I am deeply convinced that if we really want to understand the Lumads, we need to stand-under them, which means, we don’t just read books or articles about them but make them our friends and engage with them personally. Allow them to reveal who they really are and listen to them attentively when they speak, including their unspoken words and nonverbal manifestations.
This is the main reason why (for two times already) I joined the yearly “Panlauy ta Kalasang” (visiting the forest) of the Agtulawon Mintapod Higaonon Cumadon (AGMIHICU). This community of Lumads formally declared a total of 10,863.12 hectares of forested landscape within their 14,000 plus Ancestral Domain (AD) as their Indigenous Communities Conserved Territories and lAreas (ICCA) in Bukidnon last March 14, 2019.
Their yearly “Panlauy ta Kalasang” is done to different forested areas and they intend to complete the cycle of visiting the whole area of AGMIHICU within a period of five years. Last May 27-30, 2022, my Strava recorded that we have walked around the forest for 53km with a moving time of 13 hours and 35 minutes.

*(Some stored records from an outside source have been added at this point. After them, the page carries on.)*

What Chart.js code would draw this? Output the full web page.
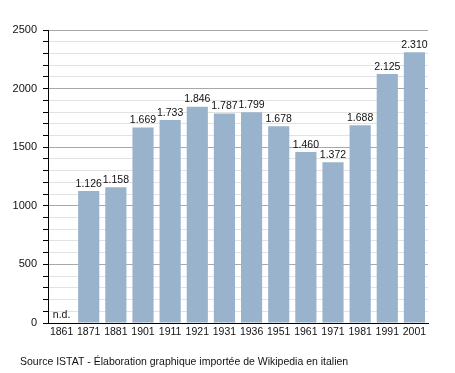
<!DOCTYPE html>
<html>
<head>
<meta charset="utf-8">
<script src="https://cdn.jsdelivr.net/npm/chart.js@4/dist/chart.umd.min.js"></script>
<style>
  html, body { margin: 0; padding: 0; background: #fff; }
  #wrap { width: 455px; height: 373px; }
</style>
</head>
<body>
<div id="wrap"><canvas id="popChart" width="455" height="373"></canvas></div>
<script>
// Data
const anni = ['1861', '1871', '1881', '1901', '1911', '1921', '1931', '1936', '1951', '1961', '1971', '1981', '1991', '2001'];
const abitanti = [null, 1126, 1158, 1669, 1733, 1846, 1787, 1799, 1678, 1460, 1372, 1688, 2125, 2310];
const fonte = 'Source ISTAT - Élaboration graphique importée de Wikipedia en italien';

const FONT = '"Liberation Sans", Arial, sans-serif';

function formatNum(v) {
  return String(v).replace(/\B(?=(\d{3})+(?!\d))/g, '.');
}

// Labels above bars + footer
const labelPlugin = {
  id: 'labelPlugin',
  afterDatasetsDraw(chart) {
    const ctx = chart.ctx;
    const meta = chart.getDatasetMeta(0);
    ctx.save();
    ctx.font = '10.5px ' + FONT;
    ctx.fillStyle = '#111';
    ctx.textAlign = 'center';
    ctx.textBaseline = 'bottom';
    meta.data.forEach((bar, i) => {
      const v = abitanti[i];
      if (v === null) {
        ctx.fillText('n.d.', bar.x, chart.chartArea.bottom - 3);
      } else {
        ctx.fillText(formatNum(v), bar.x, bar.y - 2);
      }
    });
    ctx.textAlign = 'left';
    ctx.textBaseline = 'middle';
    ctx.fillText(fonte, 20, 362);
    ctx.restore();
  },
};

const ctx = document.getElementById('popChart').getContext('2d');
new Chart(ctx, {
  type: 'bar',
  data: {
    labels: anni,
    datasets: [
      {
        data: abitanti,
        backgroundColor: '#9ab3cc',
        borderWidth: 0,
        barPercentage: 0.78,
        categoryPercentage: 1,
      },
    ],
  },
  options: {
    responsive: false,
    animation: false,
    layout: { padding: { top: 30, right: 27, bottom: 26, left: 0 } },
    plugins: {
      legend: { display: false },
      tooltip: { enabled: false },
    },
    scales: {
      x: {
        grid: { display: false, drawTicks: false },
        border: { display: true, color: '#000', width: 1 },
        ticks: { color: '#111', font: { size: 10.5, family: FONT }, padding: 3, maxRotation: 0, autoSkip: false },
        afterFit(scale) { scale.height = 24; },
      },
      y: {
        min: 0,
        max: 2500,
        border: { display: true, color: '#000', width: 1 },
        grid: {
          color: (c) => (c.tick && c.tick.value % 500 === 0 ? '#a8a8a8' : '#e2e2e2'),
          tickColor: '#000',
          tickLength: 5,
        },
        ticks: {
          stepSize: 100,
          autoSkip: false,
          padding: 6,
          color: '#111',
          font: { size: 11, family: FONT },
          callback: (v) => (v % 500 === 0 ? v : ''),
        },
        afterFit(scale) { scale.width = 48; },
      },
    },
  },
  plugins: [labelPlugin],
});
</script>
</body>
</html>
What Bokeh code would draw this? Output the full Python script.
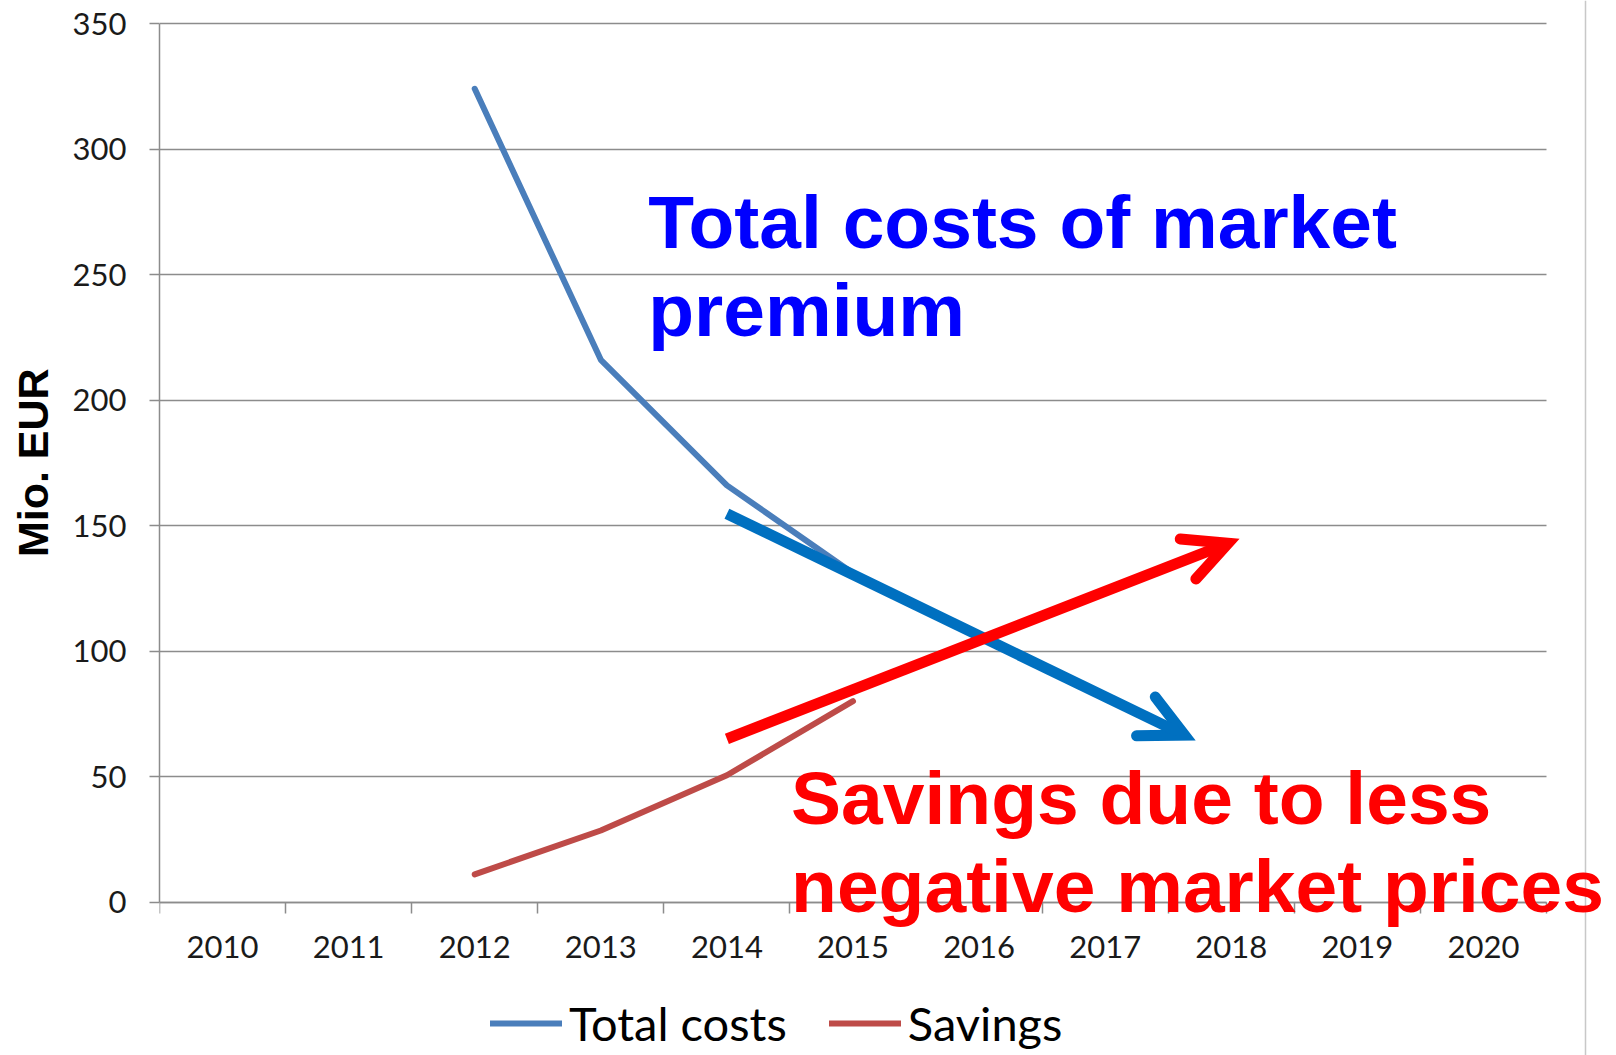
from bokeh.plotting import figure
from bokeh.models import (FixedTicker, Legend, LegendItem, Label, Arrow, OpenHead, Range1d, Span, Grid)
from bokeh.embed import file_html
from bokeh.resources import INLINE

# ---- data ----
years = [2012, 2013, 2014, 2015]
total_costs = [324, 216, 166, 131]
savings = [11, 28.5, 50.5, 80]
year_ticks = [2010, 2011, 2012, 2013, 2014, 2015, 2016, 2017, 2018, 2019, 2020]
year_bounds = [y - 0.5 for y in year_ticks] + [year_ticks[-1] + 0.5]
y_ticks = [0, 50, 100, 150, 200, 250, 300, 350]

# annotation arrows (data coordinates)
blue_arrow = dict(x_start=2014.0, y_start=154.7, x_end=2017.63, y_end=66.5)
red_arrow = dict(x_start=2014.0, y_start=65.0, x_end=2017.975, y_end=142.9)

# ---- layout geometry (canvas pixels) ----
W, H = 1616, 1055
PX_LEFT, PX_RIGHT, PX_TOP350, PX_ZERO = 159, 1546, 23, 901.5
px_per_year = (PX_RIGHT - PX_LEFT) / (year_bounds[-1] - year_bounds[0])
px_per_unit = (PX_ZERO - PX_TOP350) / (y_ticks[-1] - y_ticks[0])
x_end = year_bounds[0] + (W - PX_LEFT) / px_per_year
y_start = -(H - PX_ZERO) / px_per_unit
y_end = y_ticks[-1] + PX_TOP350 / px_per_unit

GRID = "#8c8c8c"

p = figure(width=W, height=H, output_backend="svg", toolbar_location=None,
           x_range=Range1d(year_bounds[0], x_end),
           y_range=Range1d(y_start, y_end),
           min_border_left=PX_LEFT, min_border_right=0, min_border_top=0, min_border_bottom=0)
p.outline_line_color = None
p.background_fill_color = "white"
p.border_fill_color = "white"

# x axis (drawn at y = 0)
xa = p.xaxis[0]
xa.fixed_location = 0
xa.bounds = (year_bounds[0], year_bounds[-1])
xa.ticker = FixedTicker(ticks=year_ticks, minor_ticks=year_bounds)
xa.major_label_overrides = {y: str(y) for y in year_ticks}
xa.major_tick_out = 0
xa.major_tick_in = 0
xa.minor_tick_out = 11
xa.minor_tick_in = 0
xa.minor_tick_line_color = GRID
xa.minor_tick_line_width = 1.5
xa.axis_line_color = GRID
xa.axis_line_width = 1.5
xa.major_label_text_font = "Lato"
xa.major_label_text_font_size = "31px"
xa.major_label_text_color = "#1a1a1a"
xa.major_label_standoff = 23

# y axis
ya = p.yaxis[0]
ya.bounds = (y_ticks[0], y_ticks[-1])
ya.ticker = FixedTicker(ticks=y_ticks, minor_ticks=[])
ya.major_tick_out = 10
ya.major_tick_in = 0
ya.major_tick_line_color = GRID
ya.major_tick_line_width = 1.5
ya.minor_tick_line_color = None
ya.axis_line_color = GRID
ya.axis_line_width = 1.5
ya.major_label_text_font = "Lato"
ya.major_label_text_font_size = "31px"
ya.major_label_text_color = "#1a1a1a"
ya.major_label_standoff = 23

# y axis title, centred on the 0-350 axis, in the left panel
p.add_layout(Label(x=year_bounds[0] + (32 - PX_LEFT) / px_per_year,
                   y=(y_ticks[0] + y_ticks[-1]) / 2, text="Mio. EUR",
                   angle=90, angle_units="deg", text_align="center", text_baseline="middle",
                   text_font="Liberation Sans", text_font_style="bold",
                   text_font_size="43px", text_color="black"), "left")

p.xgrid.visible = False
if "cross_bounds" in Grid.properties():
    p.ygrid.ticker = FixedTicker(ticks=y_ticks, minor_ticks=[])
    p.ygrid.cross_bounds = (year_bounds[0], year_bounds[-1])
    p.ygrid.grid_line_color = GRID
    p.ygrid.grid_line_width = 1.5
else:
    p.ygrid.visible = False
    p.segment(x0=[year_bounds[0]] * len(y_ticks), y0=y_ticks,
              x1=[year_bounds[-1]] * len(y_ticks), y1=y_ticks,
              line_color=GRID, line_width=1.5)

# series
r1 = p.line(years, total_costs, line_width=6, line_color="#4A7EBB", line_cap="round", line_join="round")
r2 = p.line(years, savings, line_width=6, line_color="#BE4B48", line_cap="round", line_join="round")

legend = Legend(items=[LegendItem(label="Total costs", renderers=[r1]),
                       LegendItem(label="Savings", renderers=[r2])],
                orientation="horizontal", location=(490 - PX_LEFT, 4),
                label_text_font="Lato", label_text_font_size="47px", label_text_color="black",
                glyph_width=72, glyph_height=20, label_standoff=7, spacing=42,
                padding=0, margin=0, border_line_color=None, background_fill_alpha=0)
p.add_layout(legend)

# arrows
p.add_layout(Arrow(**blue_arrow, line_color="#0070C0", line_width=11, line_cap="butt",
                   end=OpenHead(size=43, line_color="#0070C0", line_width=11,
                                line_cap="round", line_join="miter")))
p.add_layout(Arrow(**red_arrow, line_color="#FF0000", line_width=11, line_cap="butt",
                   end=OpenHead(size=43, line_color="#FF0000", line_width=11,
                                line_cap="round", line_join="miter")))

# slide border line on the right
p.add_layout(Span(location=year_bounds[0] + (1585 - PX_LEFT) / px_per_year, dimension="height",
                  line_color="#c8c8c8", line_width=1.5))

# text annotations
def big_label(x, y, text, color):
    return Label(x=x, y=y, text=text, text_font="Liberation Sans", text_font_style="bold",
                 text_font_size="75px", text_color=color, text_align="left",
                 text_baseline="alphabetic")

p.add_layout(big_label(2013.376, 271.0, "Total costs of market", "#0000FF"))
p.add_layout(big_label(2013.376, 235.8, "premium", "#0000FF"))
p.add_layout(big_label(2014.509, 41.3, "Savings due to less", "#FF0000"))
p.add_layout(big_label(2014.509, 6.4, "negative market prices", "#FF0000"))

open("out.html", "w").write(file_html(p, INLINE))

Panlauy ta Kalasang can be an effective way of transmitting to the young generation of Lumads the tradition and cultures of their ancestors that enable them to survive in time and space for the past millennia. Re-rooting the young generation of Lumads to their rich heritage in the forest would strategically preserve and sustain their indigenous culture and religion.
My other interest in joining the Panlauy is to learn the Lumad culture of preserving and sustaining nature. More lessons to learn from their indigenous wisdom.